● **STATED TASK**
Reproduce the listing below exactly. Pictures do not belong in the copy.

● **DATA EXTRACT**
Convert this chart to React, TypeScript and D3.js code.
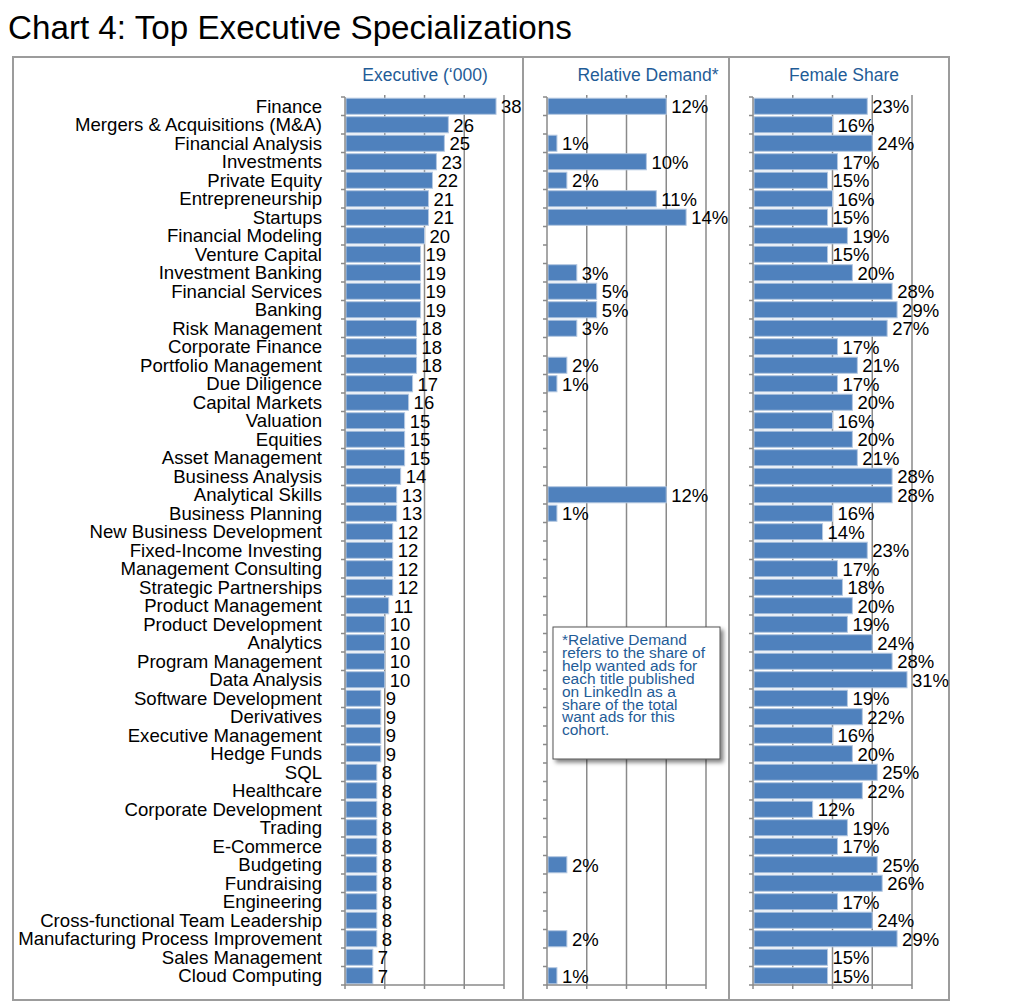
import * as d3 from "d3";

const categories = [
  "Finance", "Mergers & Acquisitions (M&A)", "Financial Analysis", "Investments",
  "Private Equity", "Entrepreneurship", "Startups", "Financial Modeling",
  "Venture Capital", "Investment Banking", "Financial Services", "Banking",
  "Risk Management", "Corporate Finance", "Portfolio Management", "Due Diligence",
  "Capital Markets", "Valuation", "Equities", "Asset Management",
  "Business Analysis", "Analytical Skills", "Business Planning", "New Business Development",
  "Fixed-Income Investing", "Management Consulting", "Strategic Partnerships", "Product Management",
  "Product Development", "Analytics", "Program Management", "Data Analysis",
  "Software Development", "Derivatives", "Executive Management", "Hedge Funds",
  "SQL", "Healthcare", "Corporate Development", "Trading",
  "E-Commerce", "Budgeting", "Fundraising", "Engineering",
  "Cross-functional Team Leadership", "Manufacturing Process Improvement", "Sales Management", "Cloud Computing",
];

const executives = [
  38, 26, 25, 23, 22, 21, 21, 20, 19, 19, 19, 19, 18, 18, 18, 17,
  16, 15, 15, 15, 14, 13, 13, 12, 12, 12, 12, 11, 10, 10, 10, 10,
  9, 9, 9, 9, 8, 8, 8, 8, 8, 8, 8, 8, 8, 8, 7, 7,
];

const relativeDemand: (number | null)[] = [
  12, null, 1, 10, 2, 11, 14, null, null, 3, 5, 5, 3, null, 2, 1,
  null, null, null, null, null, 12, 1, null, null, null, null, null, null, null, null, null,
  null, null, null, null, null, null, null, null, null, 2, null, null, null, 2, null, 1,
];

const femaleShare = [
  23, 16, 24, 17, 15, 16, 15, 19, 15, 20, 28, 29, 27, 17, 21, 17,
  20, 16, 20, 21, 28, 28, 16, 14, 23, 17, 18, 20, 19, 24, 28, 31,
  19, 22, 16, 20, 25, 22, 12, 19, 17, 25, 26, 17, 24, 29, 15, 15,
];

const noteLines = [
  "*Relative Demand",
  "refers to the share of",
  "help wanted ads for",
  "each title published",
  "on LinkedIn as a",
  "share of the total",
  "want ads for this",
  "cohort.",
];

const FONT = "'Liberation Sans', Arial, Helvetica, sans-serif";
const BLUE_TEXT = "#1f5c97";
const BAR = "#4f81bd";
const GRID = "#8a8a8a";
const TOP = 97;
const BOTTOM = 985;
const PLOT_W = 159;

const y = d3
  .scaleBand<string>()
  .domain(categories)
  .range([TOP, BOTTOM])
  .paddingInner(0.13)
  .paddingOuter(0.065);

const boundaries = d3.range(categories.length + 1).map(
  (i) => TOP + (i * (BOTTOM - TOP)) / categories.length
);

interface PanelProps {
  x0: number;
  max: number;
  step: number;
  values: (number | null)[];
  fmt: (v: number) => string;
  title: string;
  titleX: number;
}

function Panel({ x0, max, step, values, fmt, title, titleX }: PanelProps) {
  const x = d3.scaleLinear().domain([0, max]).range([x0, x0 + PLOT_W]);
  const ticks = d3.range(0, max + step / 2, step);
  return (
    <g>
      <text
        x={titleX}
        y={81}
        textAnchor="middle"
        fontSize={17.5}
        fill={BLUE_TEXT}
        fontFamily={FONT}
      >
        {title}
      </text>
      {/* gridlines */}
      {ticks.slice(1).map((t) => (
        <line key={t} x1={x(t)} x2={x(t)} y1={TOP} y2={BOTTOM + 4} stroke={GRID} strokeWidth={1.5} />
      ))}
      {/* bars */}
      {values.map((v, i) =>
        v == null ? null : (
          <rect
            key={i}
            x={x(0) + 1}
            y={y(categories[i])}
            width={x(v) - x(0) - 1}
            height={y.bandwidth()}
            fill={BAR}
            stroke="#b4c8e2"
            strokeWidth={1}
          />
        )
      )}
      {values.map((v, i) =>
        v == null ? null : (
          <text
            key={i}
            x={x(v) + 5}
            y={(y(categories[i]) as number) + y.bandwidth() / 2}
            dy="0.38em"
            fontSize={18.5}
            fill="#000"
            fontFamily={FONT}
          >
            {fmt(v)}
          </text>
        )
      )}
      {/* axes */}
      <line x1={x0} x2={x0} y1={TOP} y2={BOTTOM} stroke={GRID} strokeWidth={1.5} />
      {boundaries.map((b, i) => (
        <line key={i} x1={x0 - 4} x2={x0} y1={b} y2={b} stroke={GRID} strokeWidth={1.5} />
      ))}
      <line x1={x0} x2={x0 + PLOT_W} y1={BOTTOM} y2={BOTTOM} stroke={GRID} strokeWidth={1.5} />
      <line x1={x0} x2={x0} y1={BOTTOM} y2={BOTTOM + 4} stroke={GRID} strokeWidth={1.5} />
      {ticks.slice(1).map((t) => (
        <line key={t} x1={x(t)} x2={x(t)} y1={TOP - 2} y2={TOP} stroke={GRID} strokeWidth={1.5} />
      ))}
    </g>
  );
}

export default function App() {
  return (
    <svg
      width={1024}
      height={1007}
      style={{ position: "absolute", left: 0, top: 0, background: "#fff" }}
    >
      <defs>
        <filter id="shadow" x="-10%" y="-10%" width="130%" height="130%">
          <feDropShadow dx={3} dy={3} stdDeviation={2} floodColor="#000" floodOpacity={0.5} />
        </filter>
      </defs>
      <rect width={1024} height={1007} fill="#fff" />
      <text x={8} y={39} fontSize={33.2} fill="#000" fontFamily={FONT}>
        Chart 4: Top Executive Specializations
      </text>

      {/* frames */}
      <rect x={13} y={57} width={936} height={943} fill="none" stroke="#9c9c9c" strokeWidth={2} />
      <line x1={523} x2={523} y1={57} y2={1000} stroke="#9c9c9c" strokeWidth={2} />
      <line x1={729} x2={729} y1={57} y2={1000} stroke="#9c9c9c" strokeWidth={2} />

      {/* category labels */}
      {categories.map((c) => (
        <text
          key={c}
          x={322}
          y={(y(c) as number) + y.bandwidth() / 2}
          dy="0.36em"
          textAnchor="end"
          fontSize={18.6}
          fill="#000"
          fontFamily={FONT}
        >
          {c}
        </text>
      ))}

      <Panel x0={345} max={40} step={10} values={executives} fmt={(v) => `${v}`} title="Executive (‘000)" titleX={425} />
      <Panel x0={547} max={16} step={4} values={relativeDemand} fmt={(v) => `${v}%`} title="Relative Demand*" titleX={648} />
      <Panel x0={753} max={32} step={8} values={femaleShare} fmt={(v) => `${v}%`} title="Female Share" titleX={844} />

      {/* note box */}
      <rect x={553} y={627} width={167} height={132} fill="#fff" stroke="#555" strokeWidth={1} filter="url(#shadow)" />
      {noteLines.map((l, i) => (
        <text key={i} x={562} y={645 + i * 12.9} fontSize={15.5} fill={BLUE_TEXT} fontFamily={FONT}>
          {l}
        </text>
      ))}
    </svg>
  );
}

● **RESULT OF THIS EXERCISE**
Convert this chart to React, TypeScript and D3.js code.
import * as d3 from "d3";

const categories = [
  "Finance", "Mergers & Acquisitions (M&A)", "Financial Analysis", "Investments",
  "Private Equity", "Entrepreneurship", "Startups", "Financial Modeling",
  "Venture Capital", "Investment Banking", "Financial Services", "Banking",
  "Risk Management", "Corporate Finance", "Portfolio Management", "Due Diligence",
  "Capital Markets", "Valuation", "Equities", "Asset Management",
  "Business Analysis", "Analytical Skills", "Business Planning", "New Business Development",
  "Fixed-Income Investing", "Management Consulting", "Strategic Partnerships", "Product Management",
  "Product Development", "Analytics", "Program Management", "Data Analysis",
  "Software Development", "Derivatives", "Executive Management", "Hedge Funds",
  "SQL", "Healthcare", "Corporate Development", "Trading",
  "E-Commerce", "Budgeting", "Fundraising", "Engineering",
  "Cross-functional Team Leadership", "Manufacturing Process Improvement", "Sales Management", "Cloud Computing",
];

const executives = [
  38, 26, 25, 23, 22, 21, 21, 20, 19, 19, 19, 19, 18, 18, 18, 17,
  16, 15, 15, 15, 14, 13, 13, 12, 12, 12, 12, 11, 10, 10, 10, 10,
  9, 9, 9, 9, 8, 8, 8, 8, 8, 8, 8, 8, 8, 8, 7, 7,
];

const relativeDemand: (number | null)[] = [
  12, null, 1, 10, 2, 11, 14, null, null, 3, 5, 5, 3, null, 2, 1,
  null, null, null, null, null, 12, 1, null, null, null, null, null, null, null, null, null,
  null, null, null, null, null, null, null, null, null, 2, null, null, null, 2, null, 1,
];

const femaleShare = [
  23, 16, 24, 17, 15, 16, 15, 19, 15, 20, 28, 29, 27, 17, 21, 17,
  20, 16, 20, 21, 28, 28, 16, 14, 23, 17, 18, 20, 19, 24, 28, 31,
  19, 22, 16, 20, 25, 22, 12, 19, 17, 25, 26, 17, 24, 29, 15, 15,
];

const noteLines = [
  "*Relative Demand",
  "refers to the share of",
  "help wanted ads for",
  "each title published",
  "on LinkedIn as a",
  "share of the total",
  "want ads for this",
  "cohort.",
];

const FONT = "'Liberation Sans', Arial, Helvetica, sans-serif";
const BLUE_TEXT = "#1f5c97";
const BAR = "#4f81bd";
const GRID = "#8a8a8a";
const TOP = 97;
const BOTTOM = 985;
const PLOT_W = 159;

const y = d3
  .scaleBand<string>()
  .domain(categories)
  .range([TOP, BOTTOM])
  .paddingInner(0.13)
  .paddingOuter(0.065);

const boundaries = d3.range(categories.length + 1).map(
  (i) => TOP + (i * (BOTTOM - TOP)) / categories.length
);

interface PanelProps {
  x0: number;
  max: number;
  step: number;
  values: (number | null)[];
  fmt: (v: number) => string;
  title: string;
  titleX: number;
}

function Panel({ x0, max, step, values, fmt, title, titleX }: PanelProps) {
  const x = d3.scaleLinear().domain([0, max]).range([x0, x0 + PLOT_W]);
  const ticks = d3.range(0, max + step / 2, step);
  return (
    <g>
      <text
        x={titleX}
        y={81}
        textAnchor="middle"
        fontSize={17.5}
        fill={BLUE_TEXT}
        fontFamily={FONT}
      >
        {title}
      </text>
      {/* gridlines */}
      {ticks.slice(1).map((t) => (
        <line key={t} x1={x(t)} x2={x(t)} y1={TOP} y2={BOTTOM + 4} stroke={GRID} strokeWidth={1.5} />
      ))}
      {/* bars */}
      {values.map((v, i) =>
        v == null ? null : (
          <rect
            key={i}
            x={x(0) + 1}
            y={y(categories[i])}
            width={x(v) - x(0) - 1}
            height={y.bandwidth()}
            fill={BAR}
            stroke="#b4c8e2"
            strokeWidth={1}
          />
        )
      )}
      {values.map((v, i) =>
        v == null ? null : (
          <text
            key={i}
            x={x(v) + 5}
            y={(y(categories[i]) as number) + y.bandwidth() / 2}
            dy="0.38em"
            fontSize={18.5}
            fill="#000"
            fontFamily={FONT}
          >
            {fmt(v)}
          </text>
        )
      )}
      {/* axes */}
      <line x1={x0} x2={x0} y1={TOP} y2={BOTTOM} stroke={GRID} strokeWidth={1.5} />
      {boundaries.map((b, i) => (
        <line key={i} x1={x0 - 4} x2={x0} y1={b} y2={b} stroke={GRID} strokeWidth={1.5} />
      ))}
      <line x1={x0} x2={x0 + PLOT_W} y1={BOTTOM} y2={BOTTOM} stroke={GRID} strokeWidth={1.5} />
      <line x1={x0} x2={x0} y1={BOTTOM} y2={BOTTOM + 4} stroke={GRID} strokeWidth={1.5} />
      {ticks.slice(1).map((t) => (
        <line key={t} x1={x(t)} x2={x(t)} y1={TOP - 2} y2={TOP} stroke={GRID} strokeWidth={1.5} />
      ))}
    </g>
  );
}

export default function App() {
  return (
    <svg
      width={1024}
      height={1007}
      style={{ position: "absolute", left: 0, top: 0, background: "#fff" }}
    >
      <defs>
        <filter id="shadow" x="-10%" y="-10%" width="130%" height="130%">
          <feDropShadow dx={3} dy={3} stdDeviation={2} floodColor="#000" floodOpacity={0.5} />
        </filter>
      </defs>
      <rect width={1024} height={1007} fill="#fff" />
      <text x={8} y={39} fontSize={33.2} fill="#000" fontFamily={FONT}>
        Chart 4: Top Executive Specializations
      </text>

      {/* frames */}
      <rect x={13} y={57} width={936} height={943} fill="none" stroke="#9c9c9c" strokeWidth={2} />
      <line x1={523} x2={523} y1={57} y2={1000} stroke="#9c9c9c" strokeWidth={2} />
      <line x1={729} x2={729} y1={57} y2={1000} stroke="#9c9c9c" strokeWidth={2} />

      {/* category labels */}
      {categories.map((c) => (
        <text
          key={c}
          x={322}
          y={(y(c) as number) + y.bandwidth() / 2}
          dy="0.36em"
          textAnchor="end"
          fontSize={18.6}
          fill="#000"
          fontFamily={FONT}
        >
          {c}
        </text>
      ))}

      <Panel x0={345} max={40} step={10} values={executives} fmt={(v) => `${v}`} title="Executive (‘000)" titleX={425} />
      <Panel x0={547} max={16} step={4} values={relativeDemand} fmt={(v) => `${v}%`} title="Relative Demand*" titleX={648} />
      <Panel x0={753} max={32} step={8} values={femaleShare} fmt={(v) => `${v}%`} title="Female Share" titleX={844} />

      {/* note box */}
      <rect x={553} y={627} width={167} height={132} fill="#fff" stroke="#555" strokeWidth={1} filter="url(#shadow)" />
      {noteLines.map((l, i) => (
        <text key={i} x={562} y={645 + i * 12.9} fontSize={15.5} fill={BLUE_TEXT} fontFamily={FONT}>
          {l}
        </text>
      ))}
    </svg>
  );
}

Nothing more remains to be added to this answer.